Before the 10-15 seconds have passed, this line is in the
routing table:
10.0.0.0, 255.0.0.0, 10.10.41.137, 10.10.41.137, 1
and everything works fine.

However, after that time has passed, that line disappears
and is replaced by this line:
10.10.41.0, 255.255.255.0, 10.10.41.137, 10.10.41.137, 1
and then nothing works.

So the problem for me was that all of their servers
(including DNS) behind their VPN were on the 10.10.40.x
subnet instead of 10.10.41.x where my IP was, so once
that entry changed I was unable to access anything. Any
idea what would cause that to change after 15 seconds of
being connected?

I have also sent an email to MS support about this.
 
D

Dave Wisel

Jonathan Duke said:
Thanks Dave. That did partially fix the problem for me.
I wish it were easier to automate, but I can live with
that solution until it's fixed. FYI, here's what's
happening with mine.

Before the 10-15 seconds have passed, this line is in the
routing table:
10.0.0.0, 255.0.0.0, 10.10.41.137, 10.10.41.137, 1
and everything works fine.

However, after that time has passed, that line disappears
and is replaced by this line:
10.10.41.0, 255.255.255.0, 10.10.41.137, 10.10.41.137, 1
and then nothing works.

So the problem for me was that all of their servers
(including DNS) behind their VPN were on the 10.10.40.x
subnet instead of 10.10.41.x where my IP was, so once
that entry changed I was unable to access anything. Any
idea what would cause that to change after 15 seconds of
being connected?

I have also sent an email to MS support about this.


Problem solved! (At least on our network). The main requirements are
that you are assigning addresses to your VPN clients via DHCP and that
the DHCP server is running Windows 2003. You will probably need a
separate scope for your VPN clients too. If you set the following
option for LAN clients, it could wreak havok on your internal network.

In 2003 DHCP there is standard DHCP option called "Classless Static
Routes". The code for the option is 249. The option allows you to
set static routes and push them to the RAS clients. To use Jonathan
as an example you should setup a static route for 10.0.0.0 with a
netmask of 255.0.0.0. The gateway address should be set to the
default gateway for the subnet of the RAS servers internal subnet.
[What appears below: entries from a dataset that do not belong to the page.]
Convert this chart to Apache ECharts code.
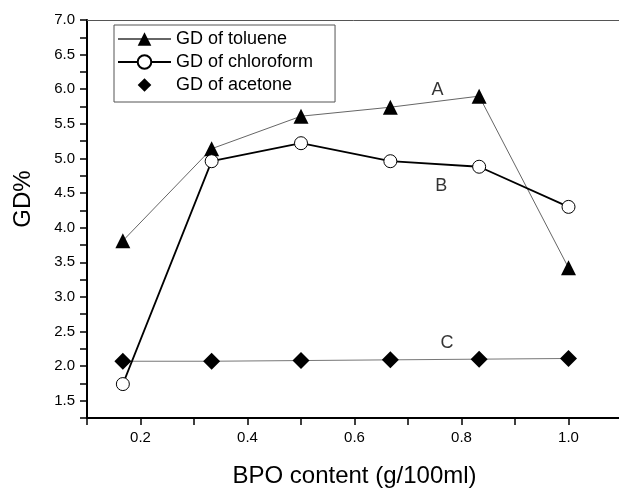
<!DOCTYPE html>
<html>
<head>
<meta charset="utf-8">
<title>GD vs BPO content</title>
<script src="https://cdn.jsdelivr.net/npm/echarts@6/dist/echarts.min.js"></script>
<style>
  html, body { margin: 0; padding: 0; background: #fff; }
  #chart { width: 619px; height: 489px; }
</style>
</head>
<body>
<div id="chart"></div>
<script>
// BPO content (g/100ml)
const bpo = [0.167, 0.333, 0.5, 0.667, 0.833, 1.0];
// GD% per solvent
const toluene = [3.81, 5.14, 5.61, 5.74, 5.90, 3.42];
const chloroform = [1.74, 4.96, 5.22, 4.96, 4.88, 4.30];
const acetone = [2.07, 2.07, 2.08, 2.09, 2.10, 2.11];
const seriesNames = ['GD of toluene', 'GD of chloroform', 'GD of acetone'];
// curve tags A / B / C
const tagText = ['A', 'B', 'C'];
const tagX = [0.755, 0.762, 0.773];
const tagY = [5.99, 4.60, 2.33];

const font = 'Liberation Sans, Arial, sans-serif';
const pair = (xs, ys) => xs.map((x, i) => [x, ys[i]]);

const chart = echarts.init(document.getElementById('chart'));

chart.setOption({
    animation: false,
    backgroundColor: '#fff',
    // plot runs past the right edge of the picture (x max 1.1 is cut off)
    grid: { left: 87, top: 20, width: 535, bottom: 71, outerBoundsMode: 'none' },
    legend: {
        orient: 'vertical',
        left: 114,
        top: 25,
        data: [
            { name: seriesNames[0] },
            { name: seriesNames[1] },
            { name: seriesNames[2], lineStyle: { opacity: 0 } },
        ],
        itemWidth: 53,
        itemHeight: 17,
        itemGap: 5,
        padding: [5, 22, 8, 3],
        borderColor: '#555',
        borderWidth: 1,
        textStyle: { fontFamily: font, fontSize: 18, color: '#000' },
    },
    xAxis: [
        {
            type: 'value',
            min: 0.1,
            max: 1.1,
            interval: 0.1,
            name: 'BPO content (g/100ml)',
            nameLocation: 'middle',
            nameGap: 46,
            nameTextStyle: { fontFamily: font, fontSize: 24, color: '#000' },
            axisLine: { show: true, lineStyle: { color: '#000', width: 2 } },
            axisTick: { show: true, length: 7, lineStyle: { color: '#000', width: 1.5 } },
            axisLabel: {
                fontFamily: font,
                fontSize: 15,
                color: '#000',
                margin: 12,
                formatter: (v) => {
                    const k = Math.round(v * 10);
                    return k % 2 === 0 && k <= 10 ? (k / 10).toFixed(1) : '';
                },
            },
            splitLine: { show: false },
        },
        {
            // top frame line
            type: 'value',
            position: 'top',
            min: 0.1,
            max: 1.1,
            axisLine: { show: true, lineStyle: { color: '#555', width: 1 } },
            axisTick: { show: false },
            axisLabel: { show: false },
            splitLine: { show: false },
        },
    ],
    yAxis: {
        type: 'value',
        min: 1.25,
        max: 7,
        interval: 0.25,
        name: 'GD%',
        nameLocation: 'middle',
        nameGap: 52,
        nameTextStyle: { fontFamily: font, fontSize: 24, color: '#000', padding: [0, 0, 0, 40] },
        axisLine: { show: true, lineStyle: { color: '#000', width: 2 } },
        axisTick: { show: true, length: 7, lineStyle: { color: '#000', width: 1.5 } },
        axisLabel: {
            fontFamily: font,
            fontSize: 15,
            color: '#000',
            margin: 12,
            formatter: (v) => (Math.round(v * 100) % 50 === 0 ? v.toFixed(1) : ''),
        },
        splitLine: { show: false },
    },
    series: [
        {
            name: seriesNames[0],
            type: 'line',
            data: pair(bpo, toluene),
            symbol: 'triangle',
            symbolSize: 15,
            itemStyle: { color: '#000' },
            lineStyle: { color: '#666', width: 1 },
            z: 3,
        },
        {
            name: seriesNames[1],
            type: 'line',
            data: pair(bpo, chloroform),
            symbol: 'circle',
            symbolSize: 13,
            itemStyle: { color: '#fff', borderColor: '#000', borderWidth: 1 },
            lineStyle: { color: '#000', width: 1.8 },
            z: 4,
        },
        {
            name: seriesNames[2],
            type: 'line',
            data: pair(bpo, acetone),
            symbol: 'diamond',
            symbolSize: 17,
            itemStyle: { color: '#000' },
            lineStyle: { color: '#777', width: 1 },
            z: 2,
        },
        {
            name: 'tags',
            type: 'scatter',
            data: tagText.map((t, i) => ({ value: [tagX[i], tagY[i]], name: t })),
            symbolSize: 0,
            silent: true,
            label: {
                show: true,
                position: 'inside',
                formatter: (p) => p.name,
                fontFamily: font,
                fontSize: 18,
                color: '#000',
            },
        },
    ],
});
</script>
</body>
</html>
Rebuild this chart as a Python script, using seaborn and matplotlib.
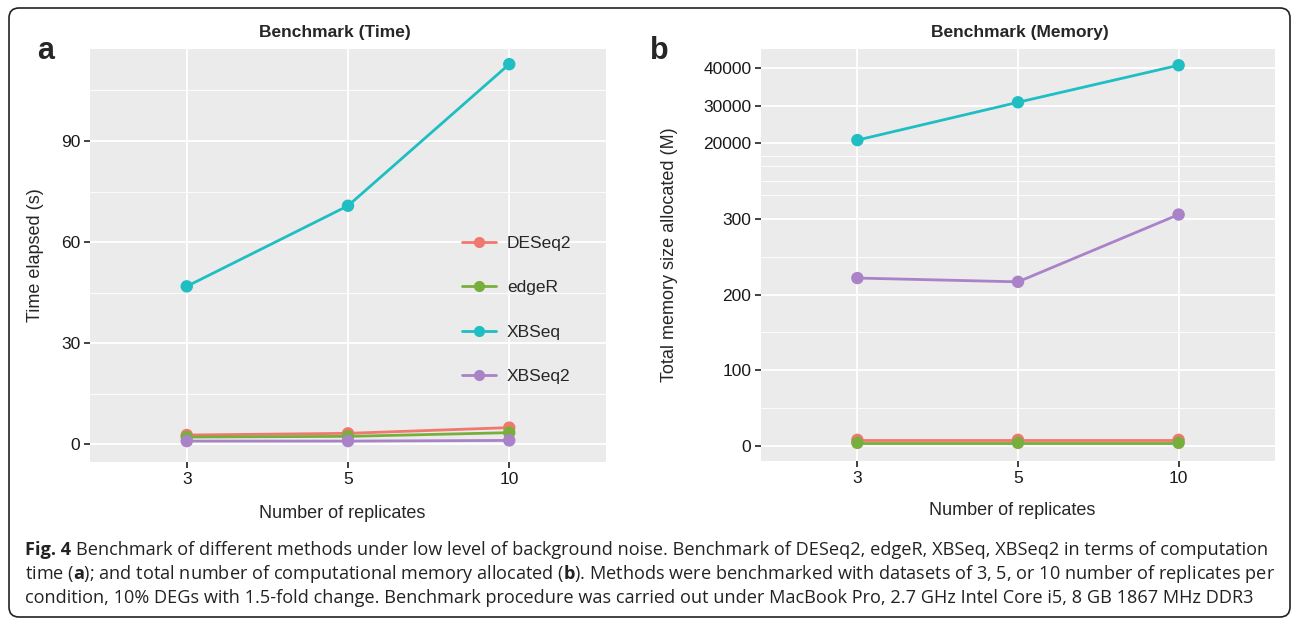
import numpy as np
import pandas as pd
import matplotlib
matplotlib.use('Agg')
import matplotlib.pyplot as plt
import seaborn as sns
from matplotlib.lines import Line2D
from matplotlib.patches import FancyBboxPatch


replicates = ['3', '5', '10']
methods = ['DESeq2', 'edgeR', 'XBSeq', 'XBSeq2']
colors = ['#F0786E', '#78AF3C', '#1EBEC3', '#AA82C8']

# time elapsed (s)
time_deseq2 = [2.8, 3.3, 5.0]
time_edger = [2.2, 2.4, 3.5]
time_xbseq = [46.9, 70.8, 112.8]
time_xbseq2 = [1.0, 1.0, 1.2]

# total memory allocated (M)
mem_deseq2 = [8, 8, 8]
mem_edger = [4, 4, 4]
mem_xbseq = [20900, 30900, 40700]
mem_xbseq2 = [222, 217, 306]


def long_table(series):
    rows = []
    for m, vals in zip(methods, series):
        for i, (r, v) in enumerate(zip(replicates, vals)):
            rows.append({'method': m, 'rep': r, 'pos': i, 'value': v})
    return pd.DataFrame(rows)


df_time = long_table([time_deseq2, time_edger, time_xbseq, time_xbseq2])
df_mem = long_table([mem_deseq2, mem_edger, mem_xbseq, mem_xbseq2])

sns.set_style('darkgrid', {
    'axes.facecolor': '#EBEBEB',
    'grid.color': 'white',
    'xtick.bottom': True,
    'ytick.left': True,
})
plt.rcParams['font.family'] = ['Liberation Sans', 'DejaVu Sans']
plt.rcParams['mathtext.fontset'] = 'custom'
plt.rcParams['mathtext.rm'] = 'Open Sans'
plt.rcParams['mathtext.bf'] = 'Open Sans:bold'
plt.rcParams['xtick.major.size'] = 4
plt.rcParams['ytick.major.size'] = 4
plt.rcParams['xtick.major.width'] = 1.3
plt.rcParams['ytick.major.width'] = 1.3
plt.rcParams['xtick.color'] = '#333333'
plt.rcParams['ytick.color'] = '#333333'
plt.rcParams['xtick.labelcolor'] = '#1a1a1a'
plt.rcParams['ytick.labelcolor'] = '#1a1a1a'

W, H = 1293, 620
fig = plt.figure(figsize=(W / 100, H / 100), dpi=100)

ax_a = fig.add_axes([90 / W, (H - 462) / H, 516 / W, 413 / H])
ax_b = fig.add_axes([761 / W, (H - 461) / H, 514 / W, 412 / H])


def draw(ax, df):
    sns.lineplot(data=df, x='pos', y='value', hue='method', hue_order=methods,
                 palette=colors, lw=2, legend=False, ax=ax, zorder=3)
    sns.scatterplot(data=df, x='pos', y='value', hue='method', hue_order=methods,
                    palette=colors, s=80, linewidth=0, legend=False, ax=ax, zorder=4)
    ax.set_xticks(range(len(replicates)))
    ax.set_xticklabels(replicates)
    ax.set_xlim(-0.6, len(replicates) - 0.4)
    for s in ax.spines.values():
        s.set_visible(False)
    ax.grid(which='major', color='white', lw=1.3)
    ax.grid(which='minor', color='white', lw=0.6)
    ax.tick_params(axis='both', which='major', labelsize=12.5, pad=3)
    ax.tick_params(axis='y', which='minor', length=0)
    ax.set_axisbelow(True)


# panel a
draw(ax_a, df_time)
ax_a.set_ylim(-5.2, 117.3)
ax_a.set_yticks([0, 30, 60, 90])
ax_a.set_yticks([15, 45, 75, 105], minor=True)
ax_a.set_xlabel('Number of replicates', fontsize=13)
ax_a.set_ylabel('Time elapsed (s)', fontsize=13)
ax_a.xaxis.set_label_coords(0.488, -0.103)
ax_a.yaxis.set_label_coords(-0.089, 0.5)

handles = [Line2D([], [], color=c, lw=2, marker='o', ms=7) for c in colors]
ax_a.legend(handles, methods, loc='upper left', bbox_to_anchor=(0.69, 0.585),
            frameon=False, labelspacing=1.68, handlelength=2.0,
            handletextpad=0.6, fontsize=12.5)


# panel b with a squeezed upper range
def fwd(y):
    y = np.asarray(y, dtype=float)
    return np.where(y <= 330, y,
                    np.where(y <= 20000, 330 + (y - 330) / 281, 400 + (y - 20000) / 200))


def inv(t):
    t = np.asarray(t, dtype=float)
    return np.where(t <= 330, t,
                    np.where(t <= 400, 330 + (t - 330) * 281, 20000 + (t - 400) * 200))


draw(ax_b, df_mem)
ax_b.set_yscale('function', functions=(fwd, inv))
ax_b.set_yticks([0, 100, 200, 300, 20000, 30000, 40000])
ax_b.set_yticklabels(['0', '100', '200', '300', '20000', '30000', '40000'])
ax_b.set_yticks([50, 150, 250, 750, 5950, 11570, 15360], minor=True)
ax_b.set_ylim(-20, 45000)
ax_b.set_xlabel('Number of replicates', fontsize=13)
ax_b.set_ylabel('Total memory size allocated (M)', fontsize=13)
ax_b.xaxis.set_label_coords(0.488, -0.1)
ax_b.yaxis.set_label_coords(-0.161, 0.5)

# titles and panel letters
fig.text(335 / W, 1 - 32 / H, 'Benchmark (Time)', ha='center', va='center',
         fontsize=12.5, fontweight='bold')
fig.text(1020 / W, 1 - 32 / H, 'Benchmark (Memory)', ha='center', va='center',
         fontsize=12.5, fontweight='bold')
fig.text(46 / W, 1 - 59 / H, 'a', ha='center', va='baseline', fontsize=22, fontweight='bold')
fig.text(659 / W, 1 - 59 / H, 'b', ha='center', va='baseline', fontsize=22, fontweight='bold')

# caption
cap_font = ['Open Sans', 'DejaVu Sans']
caption_head = 'Fig. 4'
caption = [
    'Benchmark of different methods under low level of background noise. '
    'Benchmark of DESeq2, edgeR, XBSeq, XBSeq2 in terms of computation',
    r'time ($\mathbf{a}$); and total number of computational memory allocated ($\mathbf{b}$). '
    'Methods were benchmarked with datasets of 3, 5, or 10 number of replicates per',
    'condition, 10% DEGs with 1.5-fold change. Benchmark procedure was carried out under '
    'MacBook Pro, 2.7 GHz Intel Core i5, 8 GB 1867 MHz DDR3',
]
baselines = [555, 579, 603]
x0 = 25
head = fig.text(x0 / W, 1 - baselines[0] / H, caption_head, ha='left', va='baseline',
                fontsize=12, fontweight='bold', family=cap_font, color='#222222')
cap_texts = [fig.text(x0 / W, 1 - b / H, s, ha='left', va='baseline', fontsize=12,
                      family=cap_font, color='#222222')
             for s, b in zip(caption, baselines)]

fig.canvas.draw()
space = 12 * 0.26 * 100 / 72
w0 = head.get_window_extent().width + space + cap_texts[0].get_window_extent().width
k = 1236 / w0
head.set_fontsize(12 * k)
for t in cap_texts:
    t.set_fontsize(12 * k)
fig.canvas.draw()
x1 = head.get_window_extent().x1 + space * k
cap_texts[0].set_x(x1 / W)

# rounded frame
frame = FancyBboxPatch((0.09, 0.03), 12.81, 6.09, boxstyle='round,pad=0,rounding_size=0.1',
                       transform=fig.dpi_scale_trans, fill=False, lw=1.2, ec='#222222')
fig.add_artist(frame)

plt.savefig('out.png', dpi=100)
plt.close()
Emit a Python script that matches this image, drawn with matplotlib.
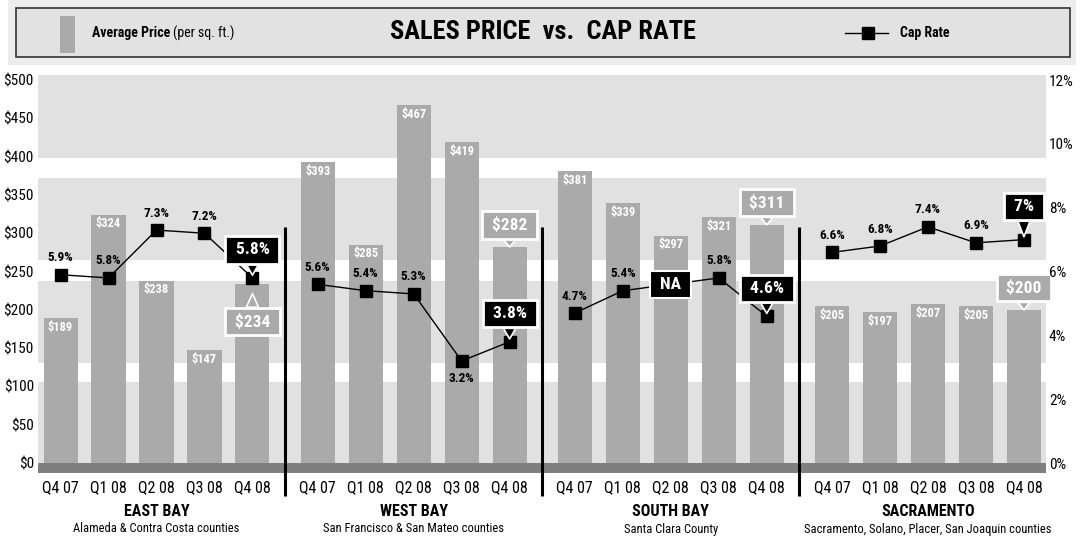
import numpy as np
import matplotlib
matplotlib.use("Agg")
import matplotlib.pyplot as plt
from matplotlib import font_manager
from matplotlib.patches import Rectangle
from matplotlib.lines import Line2D

# ---------------- data ----------------
quarters = ["Q4 07", "Q1 08", "Q2 08", "Q3 08", "Q4 08"]
regions = ["EAST BAY", "WEST BAY", "SOUTH BAY", "SACRAMENTO"]
region_subtitles = ["Alameda & Contra Costa counties",
                    "San Francisco & San Mateo counties",
                    "Santa Clara County",
                    "Sacramento, Solano, Placer, San Joaquin counties"]
price_east = [189, 324, 238, 147, 234]
price_west = [393, 285, 467, 419, 282]
price_south = [381, 339, 297, 321, 311]
price_sac = [205, 197, 207, 205, 200]
cap_east = [5.9, 5.8, 7.3, 7.2, 5.8]
cap_west = [5.6, 5.4, 5.3, 3.2, 3.8]
cap_south = [4.7, 5.4, None, 5.8, 4.6]   # Q2 08 = NA
cap_sac = [6.6, 6.8, 7.4, 6.9, 7.0]
price_ticks = [0, 50, 100, 150, 200, 250, 300, 350, 400, 450, 500]
cap_ticks = [0, 2, 4, 6, 8, 10, 12]

prices = [price_east, price_west, price_south, price_sac]
caps = [cap_east, cap_west, cap_south, cap_sac]

# ---------------- style ----------------
names = {f.name for f in font_manager.fontManager.ttflist}
if "Liberation Sans Narrow" in names:
    FONT, S = "Liberation Sans Narrow", 1.0
elif "Roboto Condensed" in names:
    FONT, S = "Roboto Condensed", 1.0
else:
    FONT, S = "Liberation Sans", 0.85
plt.rcParams["font.family"] = [FONT, "DejaVu Sans"]

BAR_C = "#aaaaaa"
BAND_C = "#e1e1e1"
STRIP_C = "#7f7f7f"
W, H = 1080, 537
GROUP_STEP = 5.36
BAR_W = 0.71

fig = plt.figure(figsize=(W / 100, H / 100), dpi=100)
fig.patch.set_facecolor("white")


def fx(x):
    return x / W


def fy(y):
    return 1 - y / H


# ---------------- header ----------------
fig.add_artist(Rectangle((fx(8), fy(65)), fx(1076 - 8), 65 / H, transform=fig.transFigure,
                         fc="#ededed", ec="none", zorder=0))
fig.add_artist(Rectangle((fx(16), fy(57)), fx(1070 - 16), (57 - 8) / H, transform=fig.transFigure,
                         fc="#e2e2e2", ec="#333333", lw=1.2, zorder=1))
fig.add_artist(Rectangle((fx(60), fy(53)), fx(15), 37 / H, transform=fig.transFigure,
                         fc=BAR_C, ec="none", zorder=2))
t1 = fig.text(fx(92), fy(33), "Average Price", fontsize=10 * S, fontweight="bold",
              ha="left", va="center", zorder=3)
r = fig.canvas.get_renderer()
bb = t1.get_window_extent(renderer=r)
fig.text(bb.x1 / W + fx(3), fy(33), "(per sq. ft.)", fontsize=10 * S,
         ha="left", va="center", zorder=3)
fig.text(fx(543), fy(32), "SALES PRICE  vs.  CAP RATE", fontsize=19 * S, fontweight="bold",
         ha="center", va="center", zorder=3)
fig.add_artist(Line2D([fx(845), fx(888)], [fy(33), fy(33)], color="black", lw=1,
                      transform=fig.transFigure, zorder=3))
fig.add_artist(Line2D([fx(868)], [fy(33)], marker="s", ms=8.5, color="black",
                      transform=fig.transFigure, zorder=4))
fig.text(fx(900), fy(33), "Cap Rate", fontsize=10 * S, fontweight="bold",
         ha="left", va="center", zorder=3)

# ---------------- axes ----------------
ax = fig.add_axes([fx(38), (H - 473) / H, fx(1008), (473 - 75) / H])
YMIN, YMAX = -13, 506.6
ax.set_ylim(YMIN, YMAX)
ax.set_xlim(-0.47, 3 * GROUP_STEP + 4 + 0.46)
for s in ax.spines.values():
    s.set_visible(False)

# background bands and base strip
for lo, hi in [(0, 106), (131, 238), (265, 372), (398, YMAX)]:
    ax.axhspan(lo, hi, color=BAND_C, lw=0, zorder=0)
ax.axhspan(YMIN, 0, color=STRIP_C, lw=0, zorder=1)

ax2 = ax.twinx()
ax2.set_ylim(YMIN * 12 / 500, YMAX * 12 / 500)
for s in ax2.spines.values():
    s.set_visible(False)

CALL_FS = 12.5 * S
xs_all = []
for g in range(4):
    xs = [i + g * GROUP_STEP for i in range(5)]
    xs_all += xs
    ax.bar(xs, prices[g], width=BAR_W, color=BAR_C, zorder=2)
    for i, (x, v) in enumerate(zip(xs, prices[g])):
        if i < 4:
            ax.annotate(f"${v}", (x, v), xytext=(0, -9), textcoords="offset pixels",
                        ha="center", va="center", color="white", fontweight="bold",
                        fontsize=9 * S, zorder=3)
    # cap rate line (only valid points)
    cx = [x for x, c in zip(xs, caps[g]) if c is not None]
    cy = [c for c in caps[g] if c is not None]
    ax2.plot(cx, cy, color="black", lw=1, marker="s", ms=8.5, zorder=5)
    for i, (x, c) in enumerate(zip(xs, caps[g])):
        if c is None or i == 4:
            continue
        dy = -18 if (g == 1 and i == 3) else 17
        ax2.annotate(f"{c:g}%", (x, c), xytext=(0, dy), textcoords="offset pixels",
                     ha="center", va="center", color="black", fontweight="bold",
                     fontsize=9.5 * S, zorder=6)
    # NA box
    for i, c in enumerate(caps[g]):
        if c is None:
            ymid = (caps[g][i - 1] + caps[g][i + 1]) / 2
            ax2.text(xs[i], ymid, " NA ", ha="center", va="center", color="white",
                     fontweight="bold", fontsize=CALL_FS, zorder=7,
                     bbox=dict(boxstyle="square,pad=0.35", fc="black", ec="white", lw=1.5))
    # callouts for last quarter
    x4, p4, c4 = xs[4], prices[g][4], caps[g][4]
    pdy = -38 if g == 0 else 22
    pshrink = 7 if g == 0 else 0
    ax.annotate(f" ${p4} ", (x4, p4), xytext=(0, pdy), textcoords="offset pixels",
                ha="center", va="center", color="white", fontweight="bold",
                fontsize=CALL_FS, zorder=8,
                bbox=dict(boxstyle="square,pad=0.32", fc=BAR_C, ec="white", lw=2),
                arrowprops=dict(arrowstyle="wedge,tail_width=0.7", fc=BAR_C, ec="white",
                                lw=1.2, shrinkA=0, shrinkB=pshrink))
    cdy = 33 if g == 3 else 28
    ax2.annotate(f" {c4:g}% ", (x4, c4), xytext=(0, cdy), textcoords="offset pixels",
                 ha="center", va="center", color="white", fontweight="bold",
                 fontsize=CALL_FS, zorder=9,
                 bbox=dict(boxstyle="square,pad=0.35", fc="black", ec="white", lw=2),
                 arrowprops=dict(arrowstyle="wedge,tail_width=0.7", fc="black", ec="white",
                                 lw=1.2, shrinkA=0, shrinkB=2))

# dividers between regions
for g in range(3):
    xd = (4 + g * GROUP_STEP + (g + 1) * GROUP_STEP) / 2
    ax.plot([xd, xd], [308, -43], color="black", lw=2.2, zorder=4, clip_on=False,
            solid_capstyle="butt")

# axis ticks
ax.set_xticks(xs_all, labels=quarters * 4)
ax.tick_params(axis="x", length=0, pad=5, labelsize=11.5 * S)
ax.set_yticks(price_ticks, labels=[f"${v}" for v in price_ticks])
ax.tick_params(axis="y", length=0, pad=3, labelsize=11 * S)
ax2.set_yticks(cap_ticks, labels=[f"{v}%" for v in cap_ticks])
ax2.tick_params(axis="y", length=0, pad=2, labelsize=11 * S)

# region names
for g in range(4):
    xc = 2 + g * GROUP_STEP
    ax.text(xc, (473 - 511) / 398, regions[g], transform=ax.get_xaxis_transform(),
            ha="center", va="center", fontweight="bold", fontsize=11.5 * S)
    ax.text(xc, (473 - 529) / 398, region_subtitles[g], transform=ax.get_xaxis_transform(),
            ha="center", va="center", fontsize=9 * S)

fig.savefig("out.png", dpi=100)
In
your case it's probably 10.10.41.1. This will push the correct route
to the client and allow the VPN connection to behave as expected. For
a MUCH better explanation of how to set this up and the security
ramifications of doing it, please see this article:

http://www.microsoft.com/technet/community/columns/cableguy/cg1003.mspx

I hope this helps everyone.

Regards,

Dave Wisel
Systems Manager
RDA Corporation
 
S

Sue Morton

Hello Dave,

Thank you very much for this information. I had been 'googling' on the net,
looking for ways around this, and had found the 'route add' info. I was
about to try it when you came along. Your instruction works perfectly for
me.

Now if you come up with a way to automate this... seems like a windows
script should do the trick. I shall have to examine that. Feel free to
beat me to it. :)

Thank you again for your help.
 
S

Sue Morton

Dang I spoke too soon. Nothing is going over my VPN connection.

I guess I don't have the route added in correctly?
 
S

Sue Morton

Dave,

(Sorry, you can tell I'm not knowledgeable about this aspect of the system.)

I think I have it working now. Here's what I did:

I connected VPN, default gateway box Checked, and got a route print.

Disconnected, and connected VPN, default gateway box UNchecked. Got a route
print.

Besides the default gateway, and the IP assigned by my employer, the only
difference in the two route prints was this line:

Net Dest Mask Gateway Interface Metric
0.0.0.0 0.0.0.0 10.1.29.182 10.1.29.182 1

I did a 'route add' as follows:

route add 0.0.0.0 mask 0.0.0.0 10.1.29.182

And this did the trick. I now seem to be able to connect to my employer's
shared resources AND send my personal email and internet over my direct
connection.

Thanks again Dave.
 
S

Sue Morton

Nope, not quite there yet... dang!!!!

The route print still looks the same, and my VPN IP hasn't changed. But now
everything is going over my employer's connection again.

Do I need to fool with the metrics, to get things routing over the right
gateways?

Arrrg.

P.S. Below example indicates I added the 'before' IP, not the 'after' IP, I
did use the correct ('after') IP. I wasn't very clear.